You ticker suddenly stops. And you join the ranks of the untimely-dead. As your spirit prepares to move on, you see your tone-deaf wife struggling to play your precious Tull CDs. Your rash 18-year-old son is burning the tyres of your gleaming Corolla, and is that a scratch (awwwaaaaagh!) you see on the bonnet?
And you regret not having followed the advice of this newspaper and written a Will. Told you. You should’ve made a Will when you could. Too late now. Better luck next birth.
We associate Wills with assets in the region of Rs 5,000 crore, but even we lesser mortals do need Wills. These become even more important as traditionally sacrosanct relationships (like between husband and wife, parents and children) begin to break down in metropolitan India. In fact, so sure was the Hindu religion of the sanctity of these relationships that there is no mention of any rule that would divide the assets after the death of a person. In the seven financial documents mentioned in the Vedas – partition, gift, purchase, mortgage, agreement, bondage and debt – there is no mention of a Will. It was assumed that the claims of the children and dependants were indefeasible.
The British, along with the Railways, gave India a legal framework in which to view succession and Wills and it was in 1870 that the Hindu Wills Act was passed and it was as late as 1925 that the Indian Succession Act (that made it mandatory for Hindus to make a Will in writing and get it attested by at least two witnesses) came into force.
But first, why have a Will at all? To dispose off your assets after you are no longer physically there to do it. You may not have crores of assets but an average person does accumulate a lot with the home and its contents, other properties, the jewellery, the cars and financial assets all adding up to a substantial amount. If you die without making it clear who is to benefit from your assets – who will get your precious CD collection, who would get the new Honda City you just bought, who would get the Infosys shares you bought at Rs 300 many years back, they could end up in the wrong hands. If you don’t specify a beneficiary, depending on your religion, the relevant Succession Act would come into play and the assets will be divided according to a formula and not your dying thoughts.
Some basic rules of making a will
• Write it down. Till 1925 a verbal Will in India was permitted, but since then a valid Will has to be a written down. A holograph Will, or one that has been hand-written by you has the maximum validity in court since the authenticity is beyond doubt.
• Make it detailed. Brief Wills may be easier to write – ‘all my assets go to my wife’ – but what if there is more than one person who claims to be the wife? When stakes are high different relatives tend to crawl out of the woodwork to lay claim to your precious things. So write in detail about your assets and who should have them. Mention people by name and state the relationship with them unambiguously.
• State reasons clearly. If you are going to leave your assets to somebody who is outside the family and you fear that the family may contest your will, give reasons for making such a Will. The court has to actually put itself in the ‘testator’s armchair’ to understand the intention of the Will-maker, so give it as much information as you can because you are not going to be around to justify your actions.

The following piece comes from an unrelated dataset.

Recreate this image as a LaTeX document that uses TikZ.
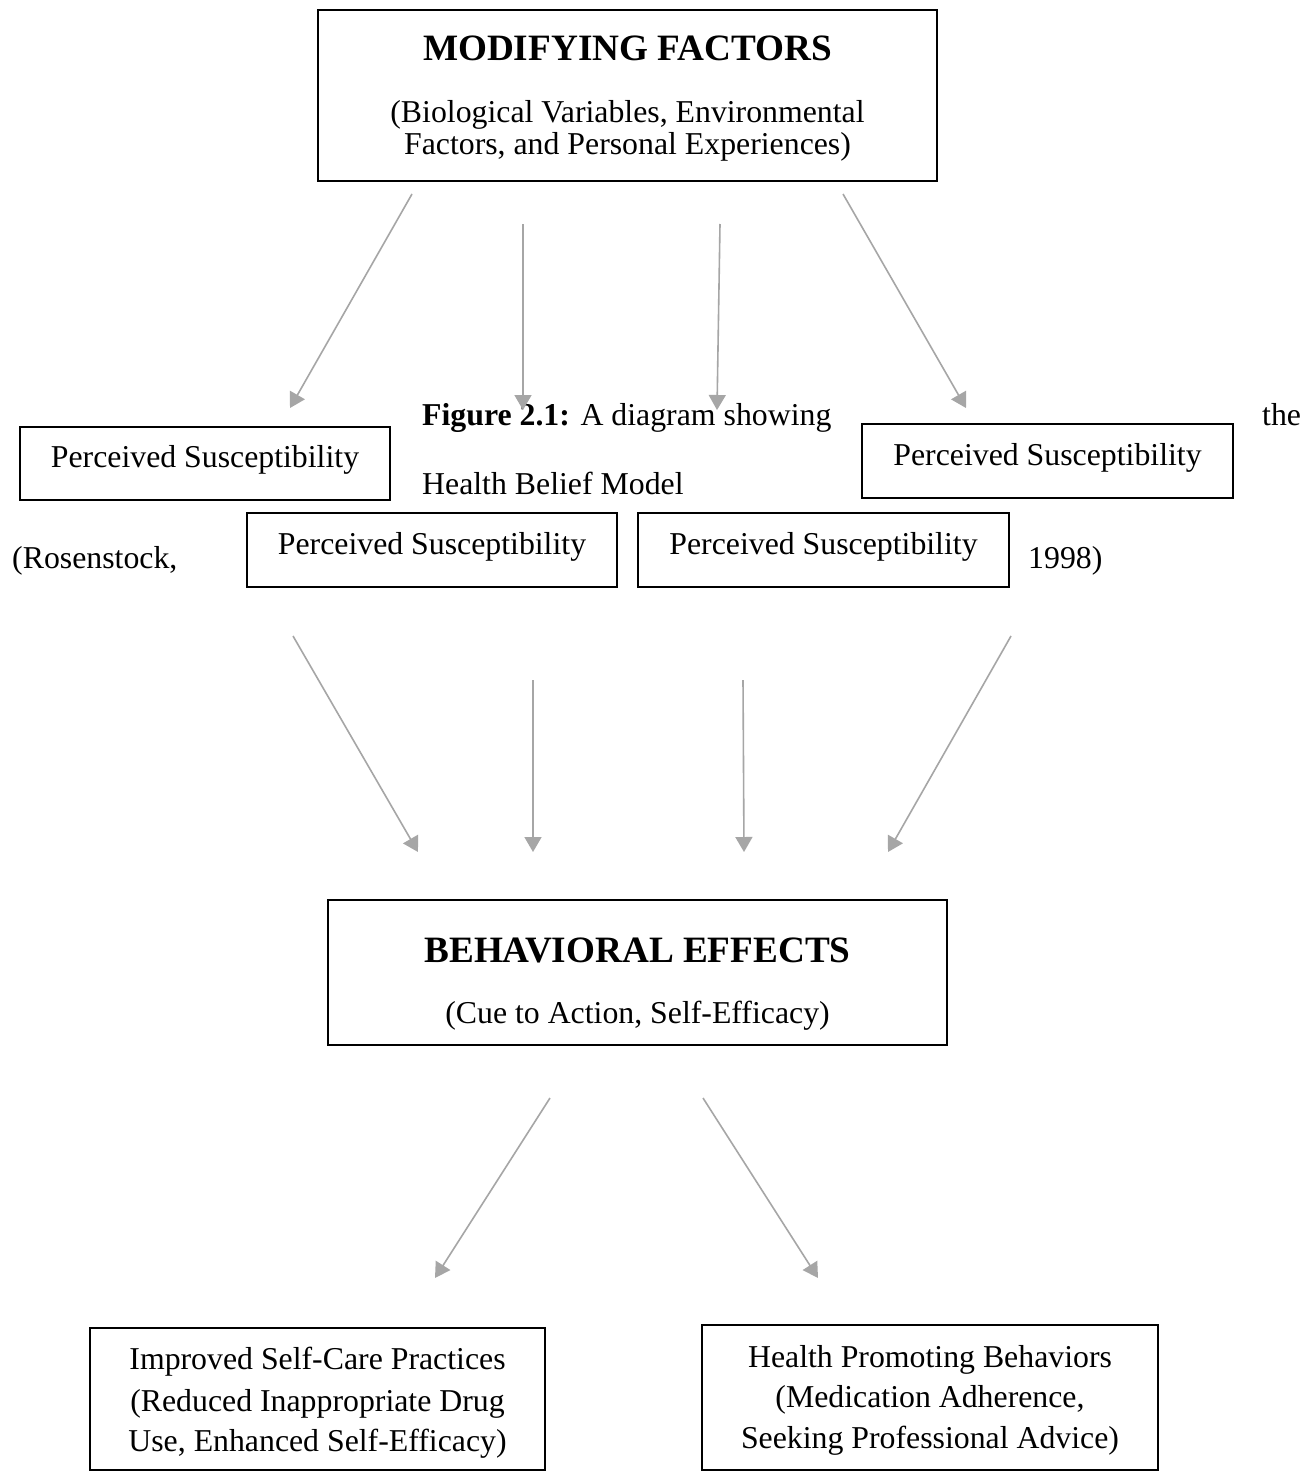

If you have been abandoned by the family and are hence leaving your assets to your favourite niece, say so in the Will and give this reason in clear terms. A one-line Will leaving all assets to the outsider will be less believable than one that gives reasons and logic for leaving a Will that is unconventional or favours the non-natural heirs.
• Get at least two reliable witnesses. To be valid a Will has to be signed by two witnesses. These witnesses may be called upon by the court to testify that they were present when you signed the Will. Why are marriages such huge public affairs? So that there are hundreds of witnesses to such an important event. A Will, that is a precursor to your own death, is not something to celebrate and hence the ‘let’s get this over with’ or ‘I’ll will do it later’ attitude. But make sure there are witnesses who will not go back on their signatures on the Will.
• Get it registered. This is done in a notary public and is not as painful as it used to be. People who have lately got their Wills registered talk of the computerised process (at least in some parts of Delhi) that do away with the need for expensive touts, takes 40 minutes and 50 bucks.
• Make it watertight. Get a doctor to certify that you are of sound mind and under no influence of alcohol or under any coercion when you make the Will.
You like to be in control of your money and life today. Extend that to after you are gone and prevent your hard earned assets from ending up with the wrong people.